Emelia Amoateng speaking to a delegation from Oxfam America in the church in her village, Teberebie. Photo by Neil Brander/Oxfam America.

The first time I met Emelia Amoateng she introduced me to the members of the Teberebie Concerned Farmers’ Association. The farmers had recently been moved off their land by the Iduapriem gold mine, and were contesting the compensation they were offered by the company. “According to our law, no one should take anything away from you by force, but that is what happened here in Teberebie,” she said to me.

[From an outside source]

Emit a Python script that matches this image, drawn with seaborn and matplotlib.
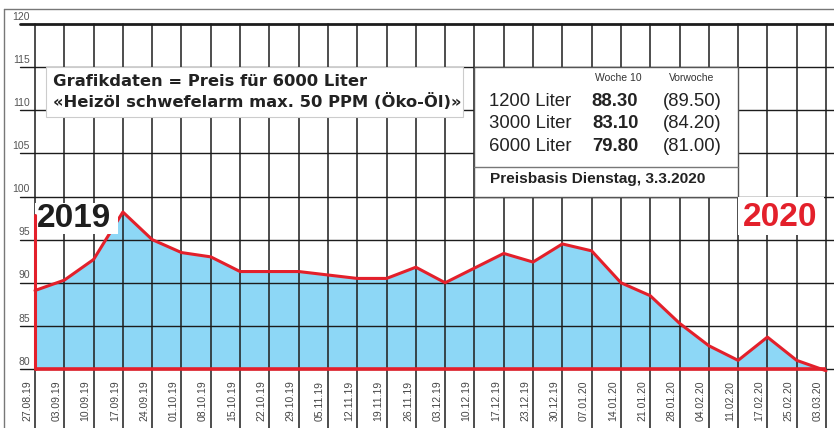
import pandas as pd
import numpy as np
import matplotlib.pyplot as plt
import seaborn as sns
from matplotlib.patches import Rectangle
from matplotlib.lines import Line2D

# Weekly price data (CHF per 100 l, 6000 Liter)
dates = ['27.08.19', '03.09.19', '10.09.19', '17.09.19', '24.09.19', '01.10.19',
         '08.10.19', '15.10.19', '22.10.19', '29.10.19', '05.11.19', '12.11.19',
         '19.11.19', '26.11.19', '03.12.19', '10.12.19', '17.12.19', '23.12.19',
         '30.12.19', '07.01.20', '14.01.20', '21.01.20', '28.01.20', '04.02.20',
         '11.02.20', '17.02.20', '25.02.20', '03.03.20']
prices = [89.1, 90.3, 92.7, 98.2, 95.0, 93.5, 93.0, 91.3, 91.3, 91.3, 90.9, 90.5,
          90.5, 91.8, 90.0, 91.7, 93.4, 92.4, 94.5, 93.7, 90.0, 88.5, 85.3, 82.7,
          81.0, 83.7, 81.0, 79.8]
y_ticks = [80, 85, 90, 95, 100, 105, 110, 115, 120]

table_sizes = ['1200 Liter', '3000 Liter', '6000 Liter']
table_now = ['88.30', '83.10', '79.80']
table_prev = ['(89.50)', '(84.20)', '(81.00)']

df = pd.DataFrame({'idx': np.arange(len(dates)), 'date': dates, 'price': prices})

sns.set_style('white')
plt.rcParams['font.family'] = ['Liberation Sans', 'DejaVu Sans']

RED = '#e3202b'
BLUE = '#8dd7f6'
GRID = '#1c1c1c'

W, H = 834, 428
fig = plt.figure(figsize=(W / 100, H / 100), dpi=100)
ax = fig.add_axes([35 / W, (H - 369) / H, (826 - 35) / W, (369 - 24) / H])
ax.set_xlim(0, len(dates) - 1)
ax.set_ylim(80, 120)
ax.axis('off')

# fill under the curve
ax.fill_between(df['idx'], 80, df['price'], color=BLUE, lw=0, zorder=1)

# grid
x_left, x_right = -0.51, 27.27
for y in y_ticks:
    lw = 2.0 if y == 120 else 1.0
    ax.plot([x_left, x_right], [y, y], color=GRID, lw=lw, zorder=2, clip_on=False)
    ax.text(-0.17, y + 0.85, str(y), ha='right', va='center', fontsize=7.5,
            color='#555555', zorder=6)
for i in df['idx']:
    ax.plot([i, i], [73.0, 120], color=GRID, lw=1.1, zorder=2, clip_on=False)
    ax.text(i - 0.27, 76.3, dates[i], rotation=90, ha='center', va='center',
            fontsize=7.5, color='#444444', clip_on=False)

# red price line
sns.lineplot(data=df, x='idx', y='price', color=RED, lw=2.2, ax=ax, zorder=3,
             clip_on=False)
ax.plot([0, len(dates) - 1], [80, 80], color=RED, lw=2.6, zorder=3,
        solid_capstyle='butt', clip_on=False)
ax.plot([0, 0], [80, 97.9], color=RED, lw=2.2, zorder=7, clip_on=False)

# text box left
ax.add_patch(Rectangle((0.375, 109.2), 14.23, 5.8, facecolor='white',
                       edgecolor='#cccccc', lw=0.8, zorder=4, clip_on=False))
ax.text(0.6, 113.35, 'Grafikdaten = Preis für 6000 Liter', fontsize=11.8,
        fontweight='bold', color='#222222', va='center', family='DejaVu Sans',
        zorder=5)
ax.text(0.6, 111.0, '«Heizöl schwefelarm max. 50 PPM (Öko-Öl)»', fontsize=11.8,
        fontweight='bold', color='#222222', va='center', family='DejaVu Sans',
        zorder=5)

# table box
ax.add_patch(Rectangle((15, 100), 9, 15, facecolor='white', edgecolor='#555555',
                       lw=1.0, zorder=4, clip_on=False))
ax.plot([15, 24], [103.42, 103.42], color='#777777', lw=1.0, zorder=5)
ax.text(19.9, 113.74, 'Woche 10', ha='center', va='center', fontsize=7.5,
        color='#333333', zorder=5)
ax.text(22.4, 113.74, 'Vorwoche', ha='center', va='center', fontsize=7.5,
        color='#333333', zorder=5)
for k, yy in enumerate([111.07, 108.52, 105.74]):
    ax.text(15.5, yy, table_sizes[k], va='center', fontsize=13.3, color='#222222',
            zorder=5)
    ax.text(19.8, yy, table_now[k], ha='center', va='center', fontsize=13.3,
            fontweight='bold', color='#222222', zorder=5)
    ax.text(22.42, yy, table_prev[k], ha='center', va='center', fontsize=13.3,
            color='#222222', zorder=5)
ax.text(15.53, 102.03, 'Preisbasis Dienstag, 3.3.2020', va='center', fontsize=11.1,
        fontweight='bold', color='#222222', zorder=5)

# year labels
ax.add_patch(Rectangle((0, 95.7), 2.83, 3.5, facecolor='white', lw=0, zorder=4,
                       clip_on=False))
ax.text(0.07, 97.4, '2019', fontsize=24, fontweight='bold', color='#1e1e1e',
        va='center', zorder=5)
ax.add_patch(Rectangle((24.0, 95.5), 2.93, 4.5, facecolor='white', lw=0, zorder=4,
                       clip_on=False))
ax.text(25.45, 97.6, '2020', fontsize=24, fontweight='bold', color=RED,
        ha='center', va='center', zorder=5)

# outer frame
fig.add_artist(Line2D([4 / W, 4 / W], [0, (H - 9) / H], color='#777777', lw=1))
fig.add_artist(Line2D([4 / W, 1], [(H - 9) / H, (H - 9) / H], color='#777777', lw=1))

fig.savefig('out.png', dpi=100, facecolor='white')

Teberebie’s fields are now buried under massive piles of grey waste rock. The farmers live in modest concrete homes the company built, and have to walk long distances (15 kilometers round trip) to their new fields where they grow oil palms, cocoa, pineapples, and other crops in the rich tropical soil. They live close enough to the mining operation that their homes crack from the blasting in the mine pit, but few of the people have been able to secure employment there.

When I first went to Teberebie in 2007, Amoateng and the others in the Association were in the early stages of what has become a 10-year legal battle. With help from Oxfam’s partners the Center for Public Interest Law and the human rights and environmental group Wacam, the farmers maintained their struggle, despite having little income as the case dragged slowly through the courts.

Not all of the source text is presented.